El maestro como ejemplo
Sabemos que enseñamos más por lo que mostramos que por lo que decimos. Nuestros alumnos nos observan en forma permanente, incluso nos colocan motes tan ingeniosos, que no podemos creer cómo tuvieron tanta ocurrencia para eso, y no para estudiar o deducir un problema. Es simple, nos observan demasiado, tal vez mucho más que al contenido a aprender, y por eso descubren nuestros puntos débiles y nuestros aciertos.
Nos ubicamos en el aula en general frente a ellos, nos acercamos para explicarles, y ellos sienten curiosidad por ese único adulto que es su guía y también su evaluador, y sin darnos casi cuenta ellos también diariamente nos toman examen, aunque lamentablemente nuestra mala nota se refleje también en ellos, que imitarán nuestro comportamiento.
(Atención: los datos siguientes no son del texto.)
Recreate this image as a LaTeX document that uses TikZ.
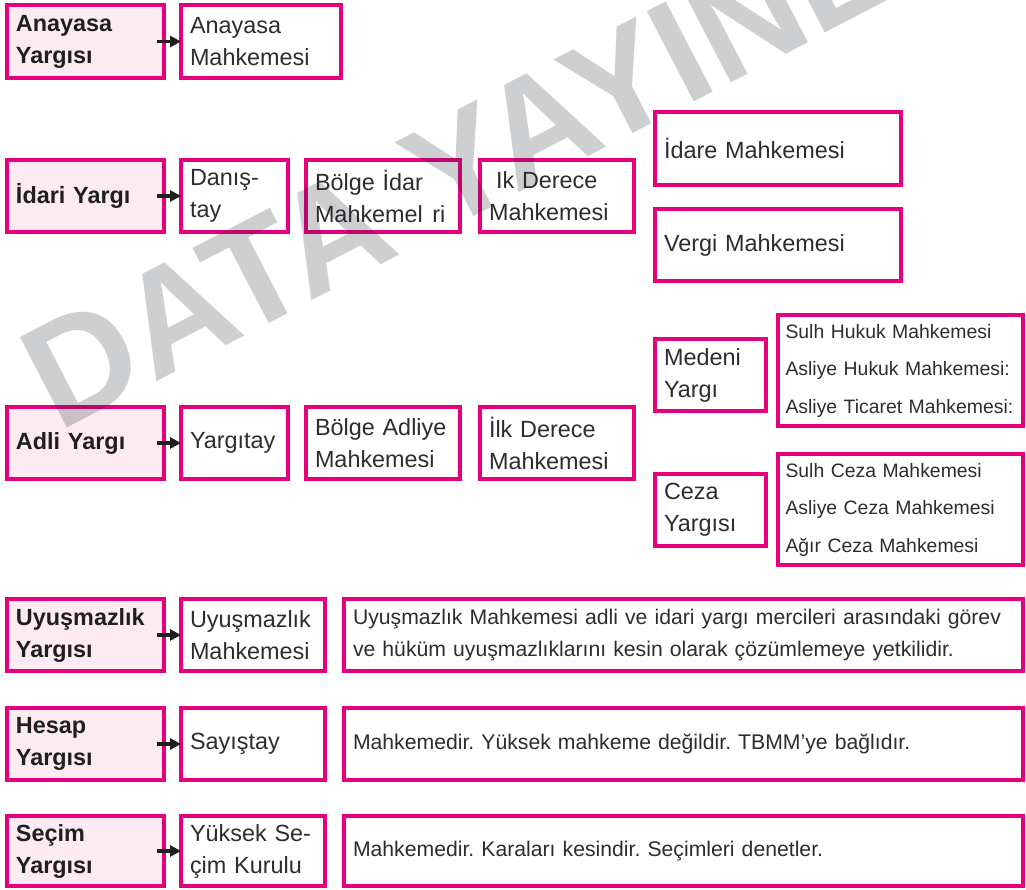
\documentclass[tikz,border=0pt]{standalone}
\usepackage{fontspec}
\setmainfont{Liberation Sans}
\usetikzlibrary{arrows.meta}
\definecolor{mag}{RGB}{230,0,126}
\definecolor{pinkfill}{RGB}{252,236,242}
\definecolor{txt}{RGB}{45,45,45}
\definecolor{wm}{RGB}{30,35,45}
\newcommand\mainf{\fontsize{11.7}{16}\selectfont}
\newcommand\smallf{\fontsize{9.7}{18.75}\selectfont}
\newcommand\descf{\fontsize{10.6}{16}\selectfont}
\begin{document}
\frenchspacing
\begin{tikzpicture}[x=0.5pt,y=-0.5pt,
  box/.style={draw=mag, line width=2pt, fill=white, rectangle, anchor=north west,
    outer sep=0pt, inner xsep=4.5pt, inner ysep=0pt, align=left, text=txt, font=\mainf},
  hd/.style={fill=pinkfill, text=black!88, font=\mainf\bfseries},
  grp/.style={font=\smallf, inner xsep=3.75pt},
  desc/.style={font=\descf},
  arr/.style={-{Triangle[length=5.5pt,width=5.5pt]}, line width=1.6pt, black!88}]
\useasboundingbox (0,0) rectangle (1026,889);
% Row 1
\node[box,hd, minimum width=78.5pt, minimum height=36.5pt, text width=69.5pt] (ay) at (7,5) {Anayasa\\Yargısı};
\node[box, minimum width=80pt, minimum height=36.5pt, text width=71pt] (am) at (181,5) {Anayasa\\Mahkemesi};
% Row 2
\node[box,hd, minimum width=78.5pt, minimum height=36pt, text width=69.5pt] (iy) at (7,160) {İdari Yargı};
\node[box, minimum width=53.5pt, minimum height=36pt, text width=44.5pt] (dn) at (181,160) {Danış-\\tay};
\node[box, minimum width=77pt, minimum height=36pt, text width=68pt] (bi) at (306,160) {Bölge İdar\\Mahkemel\hspace{0.4em}ri};
\node[box, minimum width=77pt, minimum height=36pt, text width=68pt] (id) at (480,160) {\hspace{0.3em}Ik Derece\\Mahkemesi};
\node[box, minimum width=123pt, minimum height=36.5pt, text width=114pt] (im) at (655,112) {İdare Mahkemesi};
\node[box, minimum width=123pt, minimum height=36pt, text width=114pt] (vm) at (655,209) {Vergi Mahkemesi};
% Row 3
\node[box,hd, minimum width=78.5pt, minimum height=36pt, text width=69.5pt] (ad) at (7,407) {Adli Yargı};
\node[box, minimum width=53.5pt, minimum height=36pt, text width=44.5pt] (yt) at (181,407) {Yargıtay};
\node[box, minimum width=77pt, minimum height=36pt, text width=68pt] (ba) at (306,407) {Bölge Adliye\\Mahkemesi};
\node[box, minimum width=77pt, minimum height=36pt, text width=68pt] (ilk) at (480,407) {İlk Derece\\Mahkemesi};
\node[box, minimum width=55.5pt, minimum height=36pt, text width=46.5pt] (my) at (655,339) {Medeni\\Yargı};
\node[box,grp, minimum width=122.5pt, minimum height=55.5pt, text width=115pt] (hg) at (778,315) {Sulh Hukuk Mahkemesi\\Asliye Hukuk Mahkemesi:\\Asliye Ticaret Mahkemesi:};
\node[box, minimum width=55.5pt, minimum height=36pt, text width=46.5pt] (cy) at (655,474) {Ceza\\Yargısı};
\node[box,grp, minimum width=122.5pt, minimum height=55.5pt, text width=115pt] (cg) at (778,454) {Sulh Ceza Mahkemesi\\Asliye Ceza Mahkemesi\\Ağır Ceza Mahkemesi};
% Row 4
\node[box,hd, minimum width=78.5pt, minimum height=36pt, text width=69.5pt] (uy) at (7,599) {Uyuşmazlık\\Yargısı};
\node[box, minimum width=72pt, minimum height=36pt, text width=63pt] (um) at (181,599) {Uyuşmazlık\\Mahkemesi};
\node[box,desc, minimum width=339.5pt, minimum height=36pt, text width=330.5pt] (ud) at (344,599) {\makebox[330.5pt][s]{Uyuşmazlık Mahkemesi adli ve idari yargı mercileri arasındaki görev}\\ve hüküm uyuşmazlıklarını kesin olarak çözümlemeye yetkilidir.};
% Row 5
\node[box,hd, minimum width=78.5pt, minimum height=36pt, text width=69.5pt] (hy) at (7,708) {Hesap\\Yargısı};
\node[box, minimum width=72pt, minimum height=36pt, text width=63pt] (sy) at (181,708) {Sayıştay};
\node[box,desc, minimum width=339.5pt, minimum height=36pt, text width=330.5pt] (hd) at (344,708) {Mahkemedir. Yüksek mahkeme değildir. TBMM’ye bağlıdır.};
% Row 6
\node[box,hd, minimum width=78.5pt, minimum height=35pt, text width=69.5pt] (sc) at (7,816) {Seçim\\Yargısı};
\node[box, minimum width=72pt, minimum height=35pt, text width=63pt] (ysk) at (181,816) {Yüksek Se-\\çim Kurulu};
\node[box,desc, minimum width=339.5pt, minimum height=35pt, text width=330.5pt] (sd) at (344,816) {Mahkemedir. Karaları kesindir. Seçimleri denetler.};
% arrows
\draw[arr] ([xshift=-3.5pt]ay.east) -- (am.west);
\draw[arr] ([xshift=-3.5pt]iy.east) -- (dn.west);
\draw[arr] ([xshift=-3.5pt]ad.east) -- (yt.west);
\draw[arr] ([xshift=-3.5pt]uy.east) -- (um.west);
\draw[arr] ([xshift=-3.5pt]hy.east) -- (sy.west);
\draw[arr] ([xshift=-3.5pt]sc.east) -- (ysk.west);
% watermark
\begin{scope}
\clip (0,0) rectangle (1026,889);
\node[rotate=27.5, anchor=base west, inner sep=0pt, text=wm, text opacity=0.22,
  font=\fontsize{74}{74}\selectfont\bfseries] (wmk) at (58,433) {DATA YAYINLARI};
\end{scope}
\end{tikzpicture}
\end{document}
Comentarios tales como ¿viste cómo se vino vestido? “no explicó el tema porque me parece que no lo sabe”, “nos pide que lleguemos temprano y él llega cuando quiere”, “no podemos fumar y ellos lo hacen en la sala de profesores”, “me grita y después quiere que yo me porte bien”, etcétera.
El maestro es siempre ejemplo, malo como en los ejemplos citados, o bueno en muchos otros: “el maestro me dio una segunda oportunidad para aprobar”, “me reprobó pero me explicó en qué me había equivocado”, “le voy a explicar al profesor que tuve un problema, seguro me va a escuchar porque siempre lo hace”, etcétera.
Para ser un buen ejemplo, el maestro debe ante todo tener vocación de enseñar, amar a los niños y a los jóvenes, tener paciencia, conocer en profundidad lo que pretende que sus alumnos aprendan, estar abierto al diálogo, saber poner límites, motivar y reforzar la autoestima; y reconocer sus errores.